As children we viewed Seaworld as a heartwarming sanctuary for marine life. However, the theme park is no research-based aquarium, but a profit driven corporation. California, just a few weeks ago, passed a legislation to discontinue all exploitation of orcas.


Kenneth Darmawan(11) had not realized the enormity of Seaworld’s actions and saw it as, “a magical place where animals were safe and even friendly with humans.” 

The dynamics of Seaworld really changed after the documentary Blackfish was released in 2013. Blackfish featured trainers of Seaworld Orcas who had decided to testify against the atrocities committed by the organization. The condemnatory documentary also detailed the stories of those captive orcas. Amongst the captive orcas, an orca named Tilikum was the most tormented. Stories of Tilikum really stuck with the hearts of audiences who share the compassion of animal rights, but Tilikum was drove to the edge of sanity and had killed trainers and a trespassing civilian in his life at Seaworld. This documentary made allegations, whether true or not, like the life expectancy of orcas in captivity are a mere fraction of what they are in the wild, and violent behaviors exhibited by orcas in captivity. These claims have proven to be fatal to the orca performance industry.
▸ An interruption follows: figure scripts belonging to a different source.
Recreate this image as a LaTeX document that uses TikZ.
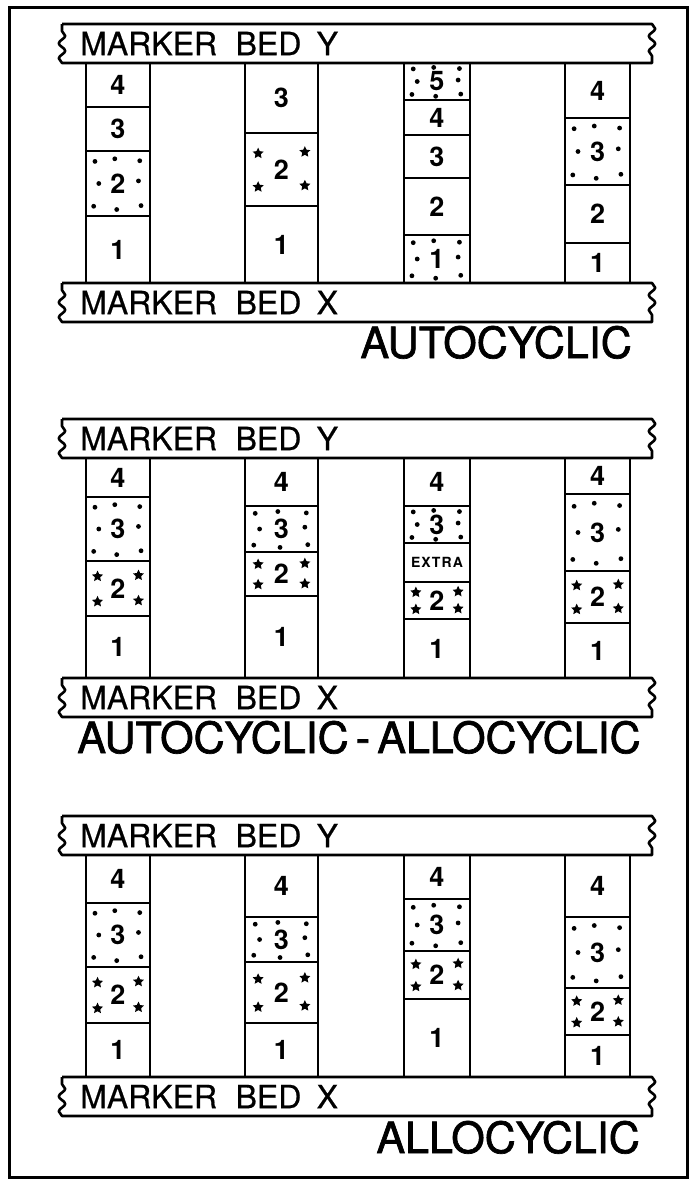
\documentclass[tikz,border=0pt]{standalone}
\usepackage{fontspec}
\setmainfont{TeX Gyre Heros}
\usetikzlibrary{positioning,calc,decorations.pathmorphing}

\begin{document}
\begin{tikzpicture}[
  x=1pt, y=-1pt,
  layer/.style={draw, line width=2.6pt, inner sep=0pt, outer sep=0pt, font=\fontsize{27}{27}\selectfont\bfseries},
  c1/.style={layer, minimum width=64},
  c2/.style={layer, minimum width=73},
  c3/.style={layer, minimum width=66},
  c4/.style={layer, minimum width=65},
  bed/.style={minimum width=590, minimum height=39, inner sep=0pt, outer sep=0pt},
  bedline/.style={line width=2.6pt, line join=round},
  wavy/.style={decoration={snake, segment length=15pt, amplitude=3.2pt}},
  bedtext/.style={anchor=west, inner sep=0pt, font=\fontsize{32}{32}\selectfont\addfontfeature{FakeBold=0.6}},
  title/.style={inner sep=0pt, font=\fontsize{43}{43}\selectfont\addfontfeature{FakeBold=1.6}},
  extra/.style={font=\fontsize{14}{14}\selectfont\bfseries\addfontfeature{LetterSpace=8}},
  node distance=0pt
]
\useasboundingbox (0,0) rectangle (695,1183);
\draw[line width=3pt] (9,7) rectangle (687,1177);

% --- autocyclic
\node[bed] (auY) at (357,43.5) {};
\node[bed] (auX) at (357,302.5) {};
\draw[bedline] (auY.north west) -- (auY.north east) decorate[wavy]{-- (auY.south east)} -- (auY.south west) decorate[wavy]{-- (auY.north west)};
\draw[bedline] (auX.north west) -- (auX.north east) decorate[wavy]{-- (auX.south east)} -- (auX.south west) decorate[wavy]{-- (auX.north west)};
\node[bedtext, right=18pt of auY.west] (auYt) {MARKER\hspace{0.3em} BED\hspace{0.2em} Y};
\node[bedtext, right=18pt of auX.west] (auXt) {MARKER\hspace{0.3em} BED\hspace{0.2em} X};

\node[c1, minimum height=44, anchor=north] (au14) at (118,63) {4};
\node[c1, minimum height=44, below=of au14] (au13) {3};
\node[c1, minimum height=65, below=of au13] (au12) {2};
\node[c1, minimum height=67, below=of au12] (au11) {1};

\node[c2, minimum height=70, anchor=north] (au23) at (281.5,63) {3};
\node[c2, minimum height=73, below=of au23] (au22) {2};
\node[c2, minimum height=77, below=of au22] (au21) {1};

\node[c3, minimum height=37, anchor=north] (au35) at (437,63) {5};
\node[c3, minimum height=35, below=of au35] (au34) {4};
\node[c3, minimum height=43, below=of au34] (au33) {3};
\node[c3, minimum height=57, below=of au33] (au32) {2};
\node[c3, minimum height=48, below=of au32] (au31) {1};

\node[c4, minimum height=55, anchor=north] (au44) at (597.5,63) {4};
\node[c4, minimum height=67, below=of au44] (au43) {3};
\node[c4, minimum height=58, below=of au43] (au42) {2};
\node[c4, minimum height=40, below=of au42] (au41) {1};

\node[title, anchor=base east] (auT) at (632,358) {AUTOCYCLIC};

% --- autocyclic - allocyclic
\node[bed] (aaY) at (357,438.5) {};
\node[bed] (aaX) at (357,697.5) {};
\draw[bedline] (aaY.north west) -- (aaY.north east) decorate[wavy]{-- (aaY.south east)} -- (aaY.south west) decorate[wavy]{-- (aaY.north west)};
\draw[bedline] (aaX.north west) -- (aaX.north east) decorate[wavy]{-- (aaX.south east)} -- (aaX.south west) decorate[wavy]{-- (aaX.north west)};
\node[bedtext, right=18pt of aaY.west] (aaYt) {MARKER\hspace{0.3em} BED\hspace{0.2em} Y};
\node[bedtext, right=18pt of aaX.west] (aaXt) {MARKER\hspace{0.3em} BED\hspace{0.2em} X};

\node[c1, minimum height=39, anchor=north] (aa14) at (118,458) {4};
\node[c1, minimum height=64, below=of aa14] (aa13) {3};
\node[c1, minimum height=55, below=of aa13] (aa12) {2};
\node[c1, minimum height=62, below=of aa12] (aa11) {1};

\node[c2, minimum height=48, anchor=north] (aa24) at (281.5,458) {4};
\node[c2, minimum height=46, below=of aa24] (aa23) {3};
\node[c2, minimum height=44, below=of aa23] (aa22) {2};
\node[c2, minimum height=82, below=of aa22] (aa21) {1};

\node[c3, minimum height=48, anchor=north] (aa34) at (437,458) {4};
\node[c3, minimum height=37, below=of aa34] (aa33) {3};
\node[c3, minimum height=39, below=of aa33, extra] (aa3x) {EXTRA};
\node[c3, minimum height=37, below=of aa3x] (aa32) {2};
\node[c3, minimum height=59, below=of aa32] (aa31) {1};

\node[c4, minimum height=36, anchor=north] (aa44) at (597.5,458) {4};
\node[c4, minimum height=77, below=of aa44] (aa43) {3};
\node[c4, minimum height=52, below=of aa43] (aa42) {2};
\node[c4, minimum height=55, below=of aa42] (aa41) {1};

\node[title, anchor=base] (aaT) at (359,753) {AUTOCYCLIC\,-\,ALLOCYCLIC};

% --- allocyclic
\node[bed] (alY) at (357,835.5) {};
\node[bed] (alX) at (357,1096.5) {};
\draw[bedline] (alY.north west) -- (alY.north east) decorate[wavy]{-- (alY.south east)} -- (alY.south west) decorate[wavy]{-- (alY.north west)};
\draw[bedline] (alX.north west) -- (alX.north east) decorate[wavy]{-- (alX.south east)} -- (alX.south west) decorate[wavy]{-- (alX.north west)};
\node[bedtext, right=18pt of alY.west] (alYt) {MARKER\hspace{0.3em} BED\hspace{0.2em} Y};
\node[bedtext, right=18pt of alX.west] (alXt) {MARKER\hspace{0.3em} BED\hspace{0.2em} X};

\node[c1, minimum height=48, anchor=north] (al14) at (118,855) {4};
\node[c1, minimum height=64, below=of al14] (al13) {3};
\node[c1, minimum height=56, below=of al13] (al12) {2};
\node[c1, minimum height=54, below=of al12] (al11) {1};

\node[c2, minimum height=62, anchor=north] (al24) at (281.5,855) {4};
\node[c2, minimum height=45, below=of al24] (al23) {3};
\node[c2, minimum height=61, below=of al23] (al22) {2};
\node[c2, minimum height=54, below=of al22] (al21) {1};

\node[c3, minimum height=44, anchor=north] (al34) at (437,855) {4};
\node[c3, minimum height=52, below=of al34] (al33) {3};
\node[c3, minimum height=48, below=of al33] (al32) {2};
\node[c3, minimum height=78, below=of al32] (al31) {1};

\node[c4, minimum height=62, anchor=north] (al44) at (597.5,855) {4};
\node[c4, minimum height=71, below=of al44] (al43) {3};
\node[c4, minimum height=47, below=of al43] (al42) {2};
\node[c4, minimum height=42, below=of al42] (al41) {1};

\node[title, anchor=base east] (alT) at (640,1153) {ALLOCYCLIC};

% sand dots
\foreach \lay in {au12,au35,au31,au43,aa13,aa23,aa33,aa43,al13,al23,al33,al43}
  \foreach \u/\v in {0.14/0.16,0.45/0.12,0.84/0.15,0.2/0.5,0.82/0.46,0.12/0.85,0.48/0.9,0.86/0.84}
    \fill let \p1=(\lay.north west), \p2=(\lay.south east) in ({\x1+\u*(\x2-\x1)},{\y1+\v*(\y2-\y1)}) circle (2.4pt);

% stars
\foreach \lay in {au22,aa12,aa22,aa32,aa42,al12,al22,al32,al42}
  \foreach \u/\v in {0.18/0.28,0.82/0.26,0.18/0.74,0.82/0.72}
    \fill let \p1=(\lay.north west), \p2=(\lay.south east) in ({\x1+\u*(\x2-\x1)},{\y1+\v*(\y2-\y1)})
      +(-90:5.8) -- +(-54:2.8) -- +(-18:5.8) -- +(18:2.8) -- +(54:5.8) -- +(90:2.8) -- +(126:5.8) -- +(162:2.8) -- +(198:5.8) -- +(234:2.8) -- cycle;
\end{tikzpicture}
\end{document}
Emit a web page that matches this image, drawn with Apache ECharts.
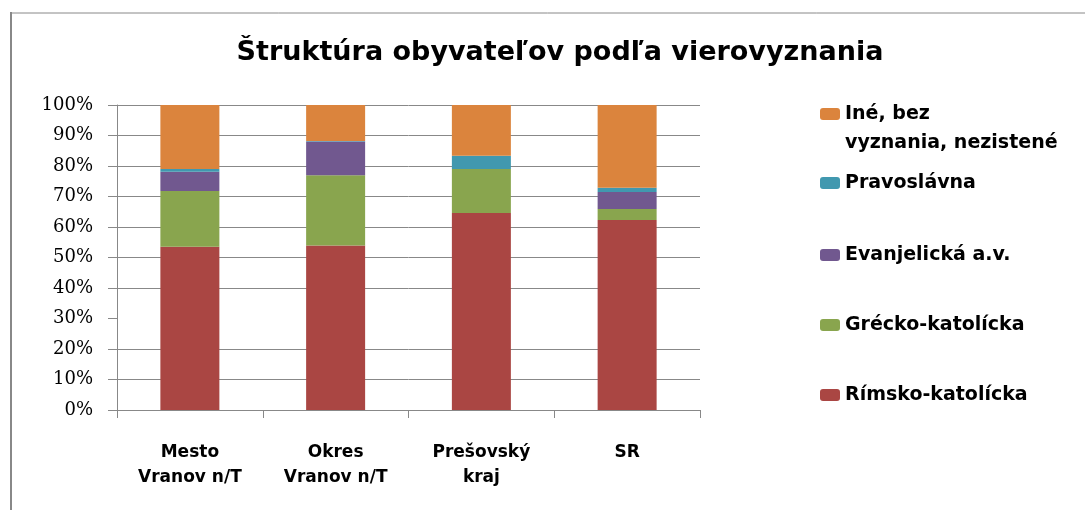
<!DOCTYPE html>
<html>
<head>
<meta charset="utf-8">
<script src="https://cdn.jsdelivr.net/npm/echarts@6/dist/echarts.min.js"></script>
<style>
  html, body { margin: 0; padding: 0; background: #fff; }
  #chart { width: 1085px; height: 510px; }
</style>
</head>
<body>
<div id="chart"></div>
<script>
// kategórie a hodnoty (%)
const categories = ['Mesto\nVranov n/T', 'Okres\nVranov n/T', 'Prešovský\nkraj', 'SR'];
const rimskoKat = [53.5, 53.9, 64.6, 62.3];
const greckoKat = [18.3, 23.1, 14.4, 3.6];
const evanjelicka = [6.3, 11.0, 0.0, 5.6];
const pravoslavna = [0.9, 0.2, 4.4, 1.4];
const ineBez = [21.0, 11.8, 16.6, 27.1];
// mriežka – čiara 30 % na originále chýba
const gridTicks = [10, 20, 40, 50, 60, 70, 80, 90, 100];

const names = ['Rímsko-katolícka', 'Grécko-katolícka', 'Evanjelická a.v.', 'Pravoslávna', 'Iné, bez vyznania, nezistené'];
const colors = ['#AA4643', '#89A54E', '#71588F', '#4198AF', '#DB843D'];
const values = [rimskoKat, greckoKat, evanjelicka, pravoslavna, ineBez];

const chart = echarts.init(document.getElementById('chart'));

const gridColor = '#888888';
const sansFont = 'DejaVu Sans';

// legenda – každá položka zvlášť, aby sedeli pozície (stred ikony)
const legendCenters = [395, 325, 255, 183, 114];
const legends = names.map((n, i) => {
  const multi = i === 4;
  return {
    data: [n],
    left: 815,
    top: multi ? legendCenters[i] - 5 - 43.5 : legendCenters[i] - 15,
    itemWidth: 20,
    itemHeight: 12,
    itemGap: 0,
    selectedMode: false,
    // prázdny prvý riadok, aby ikona stála pri prvom riadku textu
    formatter: multi ? ' \nIné, bez\nvyznania, nezistené' : '{name}',
    textStyle: {
      fontFamily: sansFont,
      fontWeight: 'bold',
      fontSize: 19,
      color: '#000',
      lineHeight: multi ? 29 : 20
    }
  };
});

const option = {
  animation: false,
  backgroundColor: '#fff',
  title: {
    text: 'Štruktúra obyvateľov podľa vierovyznania',
    left: 555,
    textAlign: 'center',
    top: 34,
    textStyle: {
      fontFamily: sansFont,
      fontWeight: 'bold',
      fontSize: 27,
      color: '#000'
    }
  },
  legend: legends,
  grid: { left: 117, right: 385, top: 105, bottom: 100 },
  xAxis: {
    type: 'category',
    data: categories,
    axisLine: { lineStyle: { color: gridColor, width: 1 } },
    axisTick: { show: true, length: 8, lineStyle: { color: gridColor } },
    axisLabel: {
      margin: 30,
      fontFamily: sansFont,
      fontWeight: 'bold',
      fontSize: 17,
      lineHeight: 25,
      color: '#000'
    }
  },
  yAxis: {
    type: 'value',
    min: 0,
    max: 100,
    interval: 10,
    axisLine: { show: true, lineStyle: { color: gridColor, width: 1 } },
    axisTick: { show: true, length: 9, lineStyle: { color: gridColor } },
    axisLabel: {
      formatter: '{value}%',
      margin: 24,
      fontFamily: 'DejaVu Serif',
      fontSize: 18,
      color: '#000'
    },
    splitLine: { show: false }
  },
  series: [
    // vodorovné čiary mriežky pod stĺpcami
    {
      type: 'line',
      data: [],
      z: 0,
      silent: true,
      markLine: {
        z: 0,
        silent: true,
        animation: false,
        symbol: 'none',
        label: { show: false },
        lineStyle: { color: gridColor, width: 1, type: 'solid', opacity: 1 },
        emphasis: { disabled: true },
        data: gridTicks.map(v => ({ yAxis: v }))
      }
    }
  ].concat(names.map((n, i) => ({
    name: n,
    type: 'bar',
    stack: 'total',
    barWidth: 59,
    z: 5,
    data: values[i],
    itemStyle: { color: colors[i], opacity: 1 }
  }))),
  graphic: [
    { type: 'line', shape: { x1: 10, y1: 13, x2: 1085, y2: 13 }, style: { stroke: gridColor, lineWidth: 1 } },
    { type: 'line', shape: { x1: 11, y1: 12, x2: 11, y2: 510 }, style: { stroke: gridColor, lineWidth: 2 } }
  ]
};

chart.setOption(option);
window.addEventListener('resize', () => chart.resize());
</script>
</body>
</html>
According to BBC, not one case of killer whale attack on human life has been recorded in past few decades. The only instance an orca has shown aggression towards humans is in captivity. Decades of intense observation has never indicated killer whale violence directed towards our species. The piling evidence condemns Seaworld as the causation of their trainer’s death. They simply cannot contain a highly intelligent animal in an artificial pool which fails to simulate a healthy and natural environment. The repercussions have continually fueled an uproar in the animal rights community.


Organizations like PETA spearheaded the movement against Seaworld; their results were apparent. During March of this year, Seaworld announced that they would cease breeding orcas for profit. However, recently new legislative action in California has been taken to not only encourage but secure the downfall of Seaworld’s exploitation of the infamous killer whale. The bill states that Seaworld can no longer reproduce captive killer whales, import and export them, or feature them in performances (latimes).


This is a groundbreaking step for orca activists. Now it is ensured that, time given, the orca performance industry will collapse. Seaworld no longer retains the ability to gain profit through breeding and displaying orcas. Also they can neither sell nor purchase their killer whales.


Just last month Seaworld’s stock value had hit an all time low. Since Blackfish released Seaworld’s business has been on a steady decline (CNN). Now with the new bill further crippling Seaworld’s business, the stocks might just plummet further downward. Seaworld, although stopped featuring orcas, will likely never release the captive killer whales. This is in part, according to marine experts, because releasing killer whales that are raised in captivity will most certainly result in their deaths. Either way, the era of orca performances is likely to have ended.